Lawyers should refer to chapter 11 of IRD’s Guidance for further information about the position of trusts including specific provisions for charitable and foreign trusts.

Penalties and anti-avoidance provisions

The New Zealand legislation has incorporated civil and criminal penalties in the Tax Administration Act 1994 to deter and address non-compliance. There is no ‘withholding tax’ sanction comparable to that which exists under FATCA.

Financial penalties under new section 142H of the Tax Administration Act 1994 will apply to Reporting FIs who fail to undertake due diligence or fail to report the requisite information or who provide inaccurate or false information. The penalties for individual offences begin at $300, but can be up to $40,000 for failing to take reasonable care to meet a CRS requirement.

Anyone who is required to provide information to Reporting FIs (under s185P of the Tax Administration Act 1994) may be subject to civil or criminal penalty for failing to provide the required information or providing false information.

As advisors, lawyers must also be aware of the ‘anti-avoidance’ provisions of the legislation. There is an anti-avoidance rule in s185R of the Tax Administration Act 1994 with application for both CRS and FATCA. In general terms, if “a” main purpose of entering into an arrangement is to avoid a requirement under that part of the Act, the arrangement will have no effect in relation to the person’s obligations under that part of the Act. ‘Arrangement’ has a very broad meaning.


AEOI/CRS and FATCA are closely aligned. Law firms will be able to leverage some of the work already undertaken for FATCA. However, there are some differences in approach.

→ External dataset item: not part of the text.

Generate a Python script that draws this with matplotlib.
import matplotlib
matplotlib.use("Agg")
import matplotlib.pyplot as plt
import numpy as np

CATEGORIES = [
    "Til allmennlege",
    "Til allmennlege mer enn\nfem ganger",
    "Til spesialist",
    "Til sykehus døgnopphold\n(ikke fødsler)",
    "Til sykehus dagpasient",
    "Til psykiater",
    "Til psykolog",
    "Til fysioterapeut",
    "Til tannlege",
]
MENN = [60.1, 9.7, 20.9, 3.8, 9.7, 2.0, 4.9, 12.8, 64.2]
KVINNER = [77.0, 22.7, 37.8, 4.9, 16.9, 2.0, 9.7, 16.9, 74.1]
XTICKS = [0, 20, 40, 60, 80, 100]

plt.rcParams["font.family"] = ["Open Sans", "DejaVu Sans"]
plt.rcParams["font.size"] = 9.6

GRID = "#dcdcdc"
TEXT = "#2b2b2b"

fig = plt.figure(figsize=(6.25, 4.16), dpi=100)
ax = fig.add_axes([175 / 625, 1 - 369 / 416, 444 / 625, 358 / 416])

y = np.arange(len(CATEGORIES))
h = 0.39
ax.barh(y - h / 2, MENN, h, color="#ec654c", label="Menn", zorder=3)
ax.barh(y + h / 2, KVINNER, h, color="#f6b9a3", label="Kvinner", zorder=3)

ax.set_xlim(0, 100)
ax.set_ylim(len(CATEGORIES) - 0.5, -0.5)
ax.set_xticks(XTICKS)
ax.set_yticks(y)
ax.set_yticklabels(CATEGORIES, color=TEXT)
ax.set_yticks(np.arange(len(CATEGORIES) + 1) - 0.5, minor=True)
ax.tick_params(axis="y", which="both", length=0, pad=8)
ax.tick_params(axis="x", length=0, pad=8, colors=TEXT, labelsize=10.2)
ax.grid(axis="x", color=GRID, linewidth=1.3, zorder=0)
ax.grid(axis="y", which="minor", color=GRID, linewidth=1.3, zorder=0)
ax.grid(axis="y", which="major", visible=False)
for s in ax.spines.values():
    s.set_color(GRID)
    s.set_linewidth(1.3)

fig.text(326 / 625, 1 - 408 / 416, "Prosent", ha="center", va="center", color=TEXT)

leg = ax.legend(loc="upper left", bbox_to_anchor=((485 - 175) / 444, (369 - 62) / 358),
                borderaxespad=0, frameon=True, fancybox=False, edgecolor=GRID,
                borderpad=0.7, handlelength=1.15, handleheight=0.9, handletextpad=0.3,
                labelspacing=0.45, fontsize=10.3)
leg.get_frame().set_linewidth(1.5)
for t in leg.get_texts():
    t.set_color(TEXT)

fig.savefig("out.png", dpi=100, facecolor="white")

The key differences include:

  • No withholding tax under CRS.
  • No minimum thresholds for individual accounts under CRS.
  • There are more FIs captured under CRS regime due to a more restrictive approach to defining Non-Reporting FIs.
  • Alternative due diligence for Pre-existing Individual Lower Value Accounts based on the residential address of the account holder. This difference in treatment is due to the USA taxing on basis of residence or citizenship, unlike the residential basis employed by most jurisdictions.

Further resources and next steps for lawyers

It is vital that lawyers are well on the way to preparing for AEOI/CRS ready for 1 July 2017.

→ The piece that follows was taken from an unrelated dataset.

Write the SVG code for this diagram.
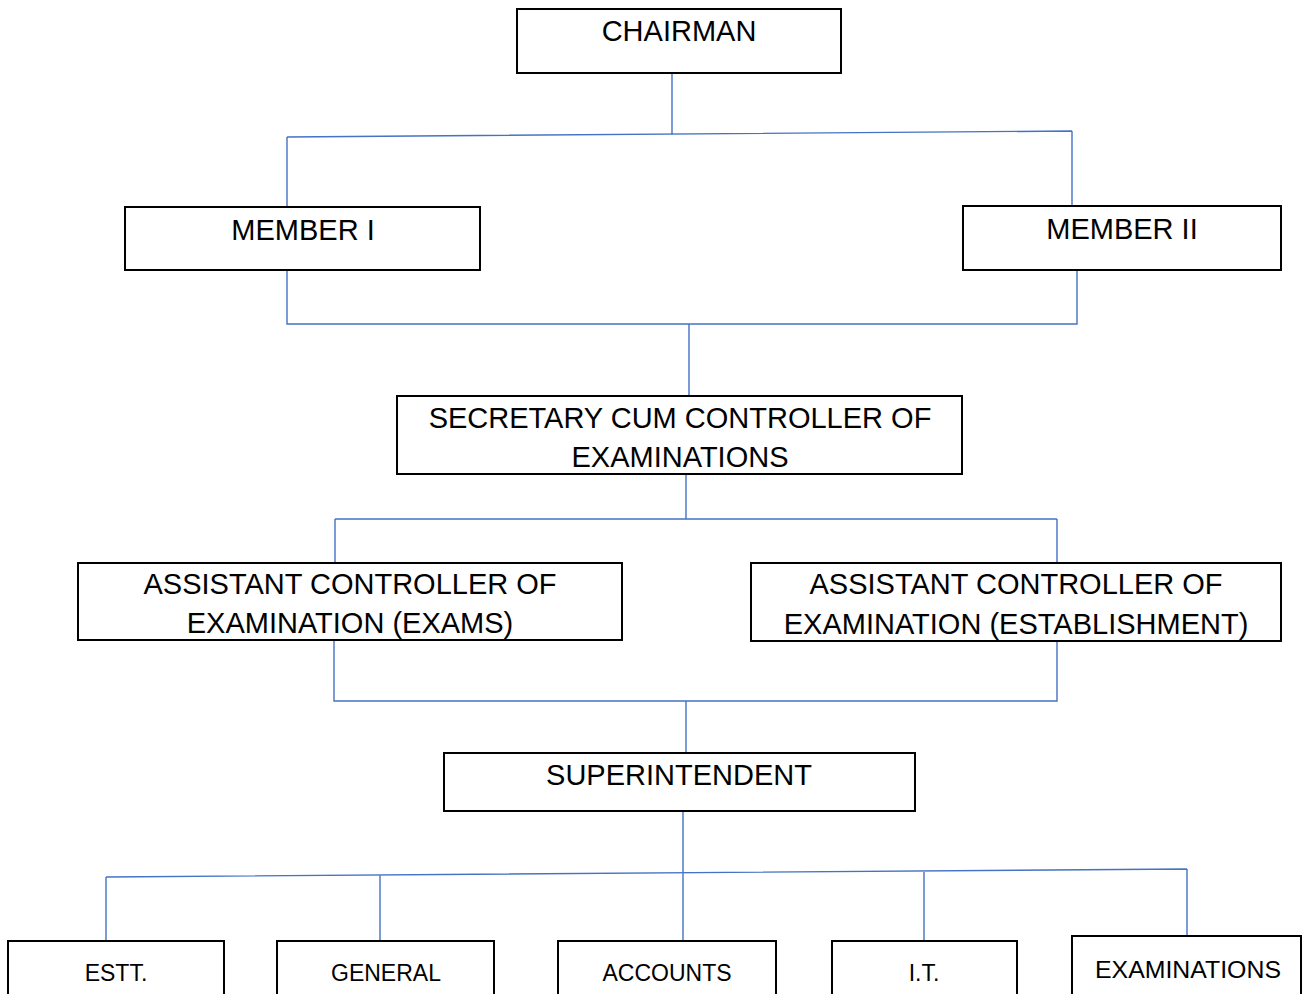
<svg xmlns="http://www.w3.org/2000/svg" width="1304" height="994" viewBox="0 0 1304 994">
<style>
.box{fill:#fff;stroke:#000;stroke-width:2}
.t{font-family:"Liberation Sans",Arial,sans-serif;font-size:29px;fill:#000;text-anchor:middle}
.s{font-family:"Liberation Sans",Arial,sans-serif;font-size:23px;fill:#000;text-anchor:middle}
.c{fill:none;stroke:#4472C4;stroke-width:1.4}
</style>
<rect width="1304" height="994" fill="#fff"/>
<g id="connectors">
<path class="c" d="M672 73 V134 M287 137 L1072 131 M287 137 V207 M1072 131 V206"/>
<path class="c" d="M287 268 V324 H1077 V270 M689 324 V396"/>
<path class="c" d="M686 474 V519 M335 519 H1057 M335 519 V563 M1057 519 V563"/>
<path class="c" d="M334 640 V701 H1057 V641 M686 701 V753"/>
<path class="c" d="M683 811 V941 M106 877 L1187 869 M106 877 V941 M380 875 V941 M924 872 V941 M1187 869 V936"/>
</g>
<g id="chairman"><rect class="box" x="517" y="9" width="324" height="64"/><text class="t" x="679" y="41">CHAIRMAN</text></g>
<g id="member1"><rect class="box" x="125" y="207" width="355" height="63"/><text class="t" x="303" y="240">MEMBER I</text></g>
<g id="member2"><rect class="box" x="963" y="206" width="318" height="64"/><text class="t" x="1122" y="239">MEMBER II</text></g>
<g id="secretary"><rect class="box" x="397" y="396" width="565" height="78"/><text class="t" x="680" y="428">SECRETARY CUM CONTROLLER OF</text><text class="t" x="680" y="467">EXAMINATIONS</text></g>
<g id="ace-exams"><rect class="box" x="78" y="563" width="544" height="77"/><text class="t" x="350" y="594">ASSISTANT CONTROLLER OF</text><text class="t" x="350" y="633">EXAMINATION (EXAMS)</text></g>
<g id="ace-estab"><rect class="box" x="751" y="563" width="530" height="78"/><text class="t" x="1016" y="594">ASSISTANT CONTROLLER OF</text><text class="t" x="1016" y="634">EXAMINATION (ESTABLISHMENT)</text></g>
<g id="superintendent"><rect class="box" x="444" y="753" width="471" height="58"/><text class="t" x="679" y="785">SUPERINTENDENT</text></g>
<g id="estt"><rect class="box" x="8" y="941" width="216" height="60"/><text class="s" x="116" y="981">ESTT.</text></g>
<g id="general"><rect class="box" x="277" y="941" width="217" height="60"/><text class="s" x="386" y="981">GENERAL</text></g>
<g id="accounts"><rect class="box" x="558" y="941" width="218" height="60"/><text class="s" x="667" y="981">ACCOUNTS</text></g>
<g id="it"><rect class="box" x="832" y="941" width="185" height="60"/><text class="s" x="924" y="981">I.T.</text></g>
<g id="examinations"><rect class="box" x="1072" y="936" width="229" height="60"/><text class="s" x="1188" y="978" textLength="186" lengthAdjust="spacingAndGlyphs">EXAMINATIONS</text></g>
</svg>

The IRD’s website contains general information about AEOI/CRS and FATCA. The IRD’s Guidance also provides a comprehensive summary of CRS obligations and its practical application.

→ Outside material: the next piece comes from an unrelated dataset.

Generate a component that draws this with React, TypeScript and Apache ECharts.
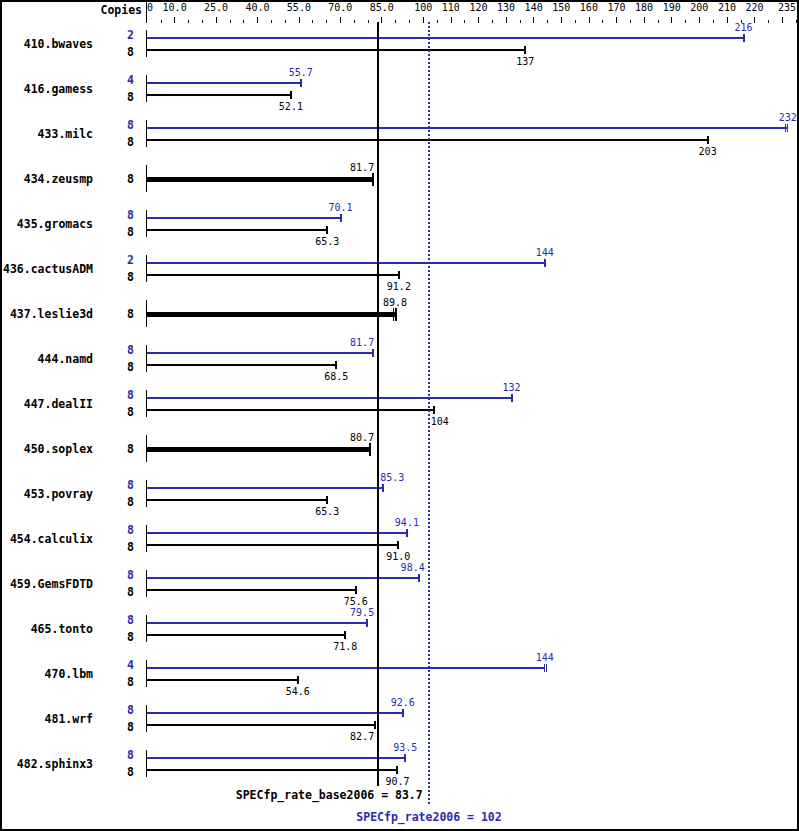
import React, { useEffect, useRef } from "react";
import * as echarts from "echarts";

const NAMES = [
  "410.bwaves", "416.gamess", "433.milc", "434.zeusmp", "435.gromacs",
  "436.cactusADM", "437.leslie3d", "444.namd", "447.dealII", "450.soplex",
  "453.povray", "454.calculix", "459.GemsFDTD", "465.tonto", "470.lbm",
  "481.wrf", "482.sphinx3",
];
const PEAK: (number | null)[] = [216, 55.7, 232, null, 70.1, 144, null, 81.7, 132, null, 85.3, 94.1, 98.4, 79.5, 144, 92.6, 93.5];
const BASE: number[] = [137, 52.1, 203, 81.7, 65.3, 91.2, 89.8, 68.5, 104, 80.7, 65.3, 91.0, 75.6, 71.8, 54.6, 82.7, 90.7];
const PEAK_COPIES: (number | null)[] = [2, 4, 8, null, 8, 2, null, 8, 8, null, 8, 8, 8, 8, 4, 8, 8];
const BASE_COPIES: number[] = [8, 8, 8, 8, 8, 8, 8, 8, 8, 8, 8, 8, 8, 8, 8, 8, 8];
// individual run results where they differ visibly (extra end ticks)
const PEAK_RUNS: Record<number, number[]> = { 2: [231.2, 232], 14: [144, 144.7] };
const BASE_RUNS: Record<number, number[]> = { 6: [89.1, 89.8, 90.5] };

const BASE_SCORE = 83.7;
const PEAK_SCORE = 102;
const BASE_LABEL = "SPECfp_rate_base2006 = 83.7";
const PEAK_LABEL = "SPECfp_rate2006 = 102";

const AXIS_MAX = 235;
const LABEL_TICKS = [0, 10, 25, 40, 55, 70, 85, 100, 110, 120, 130, 140, 150, 160, 170, 180, 190, 200, 210, 220, 235];
const LONG_TICKS = [10, 25, 40, 55, 70, 85, 100, 110, 120, 130, 140, 150, 160, 170, 180, 190, 200, 210, 220, 230];
const SHORT_TICKS = [5, 15, 20, 30, 35, 45, 50, 60, 65, 75, 80, 90, 95, 105, 115, 125, 135, 145, 155, 165, 175, 185, 195, 205, 215, 225, 235];

const BLUE = "#2b2bad";
const MONO = '"DejaVu Sans Mono", "Liberation Mono", monospace';

const fmt = (v: number) => (v >= 100 ? v.toFixed(0) : v.toFixed(1));

export default function App() {
  const ref = useRef<HTMLDivElement>(null);
  useEffect(() => {
    if (!ref.current) return;
    const chart = echarts.init(ref.current, undefined, { renderer: "svg" });

    // kind: 0 = peak, 1 = base, 2 = single (base only)
    const barData: any[] = [];
    const runsList: number[][] = [];
    NAMES.forEach((_, i) => {
      const p = PEAK[i];
      if (p != null) {
        barData.push([i, p, 0, PEAK_COPIES[i]]);
        runsList.push(PEAK_RUNS[i] || [p]);
        barData.push([i, BASE[i], 1, BASE_COPIES[i]]);
        runsList.push(BASE_RUNS[i] || [BASE[i]]);
      } else {
        barData.push([i, BASE[i], 2, BASE_COPIES[i]]);
        runsList.push(BASE_RUNS[i] || [BASE[i]]);
      }
    });

    const renderBar = (params: any, api: any) => {
      const row = api.value(0);
      const v = api.value(1);
      const kind = api.value(2);
      const copies = api.value(3);
      const start = api.coord([0, row]);
      const x0 = start[0];
      const yc = start[1];
      const x1 = api.coord([v, row])[0];
      const color = kind === 0 ? BLUE : "#000";
      const dy = kind === 0 ? -6 : kind === 1 ? 6 : 0;
      const t = kind === 2 ? 5 : 2;
      const y = kind === 2 ? Math.round(yc + dy) + 0.5 : Math.round(yc + dy);
      const capH = kind === 2 ? 13 : 8;
      const children: any[] = [];
      children.push({
        type: "rect",
        shape: { x: x0, y: y - t / 2, width: x1 - x0, height: t },
        style: { fill: color },
      });
      const runs = runsList[params.dataIndex];
      runs.forEach((r: number) => {
        const xr = api.coord([r, row])[0];
        const cw = runs.length > 1 ? 1 : 2;
        const cx = runs.length > 1 ? Math.floor(xr) : Math.round(xr) - 1;
        children.push({
          type: "rect",
          shape: { x: cx, y: Math.round(y - capH / 2), width: cw, height: capH },
          style: { fill: color },
        });
      });
      // value label, shifted to avoid the two score lines
      const text = fmt(v);
      const w = text.length * 6.02;
      let left = x1 - w / 2;
      const lines = [api.coord([BASE_SCORE, 0])[0], api.coord([PEAK_SCORE, 0])[0]];
      lines.forEach((L: number) => {
        if (left < L + 2 && left + w > L - 2) {
          if (x1 < L) left = L - 4 - w;
          else left = L + 2;
        }
      });
      const ly = kind === 0 ? y - 10.5 : kind === 1 ? y + 11.5 : y - 12;
      children.push({
        type: "text",
        x: left,
        y: ly,
        style: { text, fill: color, font: `10px ${MONO}`, textAlign: "left", textVerticalAlign: "middle" },
      });
      // copies
      children.push({
        type: "text",
        x: x0 - 13,
        y: kind === 0 ? yc - 8.5 : kind === 1 ? yc + 8.5 : yc,
        style: { text: String(copies), fill: color, font: `bold 11.5px ${MONO}`, textAlign: "right", textVerticalAlign: "middle" },
      });
      if (kind !== 0) {
        children.push({
          type: "line",
          shape: { x1: x0 - 0.5, y1: yc - 13.5, x2: x0 - 0.5, y2: yc + 13.5 },
          style: { stroke: "#000", lineWidth: 1 },
        });
      }
      return { type: "group", children };
    };

    const renderRef = (params: any, api: any) => {
      const v = api.value(0);
      const which = api.value(1);
      const x = Math.round(api.coord([v, 0])[0]);
      const xPeak = api.coord([PEAK_SCORE, 0])[0];
      if (which === 0) {
        return {
          type: "group",
          children: [
            { type: "line", shape: { x1: x, y1: 22, x2: x, y2: 786 }, style: { stroke: "#000", lineWidth: 2 } },
            {
              type: "text", x: xPeak - 6, y: 795,
              style: { text: BASE_LABEL, fill: "#000", font: `bold 11.5px ${MONO}`, textAlign: "right", textVerticalAlign: "middle" },
            },
          ],
        };
      }
      return {
        type: "group",
        children: [
          { type: "line", shape: { x1: x, y1: 22, x2: x, y2: 806 }, style: { stroke: BLUE, lineWidth: 2, lineDash: [2, 2] } },
          {
            type: "text", x: x, y: 817,
            style: { text: PEAK_LABEL, fill: BLUE, font: `bold 11.5px ${MONO}`, textAlign: "center", textVerticalAlign: "middle" },
          },
        ],
      };
    };

    chart.setOption({
      animation: false,
      backgroundColor: "#fff",
      grid: { left: 147, right: 3, top: 21, height: 765 },
      xAxis: [
        {
          type: "value", position: "top", min: 0, max: AXIS_MAX, offset: -2,
          axisLine: { show: false }, splitLine: { show: false },
          axisTick: { show: true, customValues: LONG_TICKS, length: 6, lineStyle: { color: "#000", width: 1 } },
          axisLabel: {
            customValues: LABEL_TICKS, margin: 11, color: "#000", fontSize: 10, fontFamily: MONO,
            alignMinLabel: "left", alignMaxLabel: "right", showMinLabel: true, showMaxLabel: true,
            formatter: (v: number) => (v === 0 ? "0" : v < 100 ? v.toFixed(1) : String(v)),
          },
        },
        {
          type: "value", position: "top", min: 0, max: AXIS_MAX, offset: -2,
          axisLine: { show: false }, splitLine: { show: false },
          axisTick: { show: true, customValues: SHORT_TICKS, length: 3, lineStyle: { color: "#000", width: 1 } },
          axisLabel: { show: false },
        },
      ],
      yAxis: {
        type: "category", data: NAMES, inverse: true,
        axisLine: { show: false }, axisTick: { show: false }, splitLine: { show: false },
        axisLabel: { margin: 54, color: "#000", fontSize: 11.5, fontWeight: "bold", fontFamily: MONO },
      },
      graphic: [
        { type: "rect", shape: { x: 1, y: 1, width: 797, height: 829 }, style: { fill: "none", stroke: "#000", lineWidth: 2 }, silent: true },
        { type: "line", shape: { x1: 146.5, y1: 0, x2: 146.5, y2: 23 }, style: { stroke: "#000", lineWidth: 1 } },
        { type: "text", x: 142, y: 10, style: { text: "Copies", fill: "#000", font: `bold 11.5px ${MONO}`, textAlign: "right", textVerticalAlign: "middle" } },
      ],
      series: [
        {
          type: "custom", xAxisIndex: 0, yAxisIndex: 0, data: barData, renderItem: renderBar,
          encode: { x: 1, y: 0 }, clip: false, z: 2,
        },
        {
          type: "custom", xAxisIndex: 0, yAxisIndex: 0, data: [[BASE_SCORE, 0], [PEAK_SCORE, 1]], renderItem: renderRef,
          encode: { x: 0 }, clip: false, z: 5,
        },
      ],
    });
    return () => chart.dispose();
  }, []);
  return <div ref={ref} style={{ position: "absolute", left: 0, top: 0, width: 799, height: 831 }} />;
}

The New Zealand CRS Applied Standard is also available on the IRD’s website.

The IRD has produced a factsheet for Account Holders – IR 1033.

IRD intends producing further brochurised targeted guidance including about the position of trusts.

The Law Society has produced FATCA/CRS self-certification form templates – available here.

The OECD’s AEOI portal provides general information and a useful FAQ guide on the practical application of CRS.

Practical preparation steps for lawyers include:

  • Ensuring familiarity with the IRD’s guidance and the New Zealand CRS Applied Standard. Watch for any changes to the guidance and publication of further resources by IRD too;
  • Advising clients about the implementation of the CRS regime. This may include providing clients with a copy of IR1033;
  • Consider using the FATCA/CRS self-certification templates on NZLS’ website. Law firms should also contact the Bank holding the firm’s trust account to establish the Bank’s CRS requirements. The Bank may require use of its own self-certification template;
  • Review work already undertaken for FATCA and in train for AML/KYC to see what work can be leveraged to ensure the correct CRS processes are in place for firms. This could include review of the due diligence processes already in place and adapting AML forms to cover CRS/FATCA requirements;
  • Consider amending terms of engagement to reflect the requirement to obtain and disclose client information under the AML/FATCA and CRS regimes. Law firms may also wish to remind clients of the need to notify the firm of any relevant change in circumstances which may affect their status under CRS.
  • Lawyers acting as trustees or advising trustees should ensure they are familiar with the CRS and IRD’s guidance in respect of the position of trusts.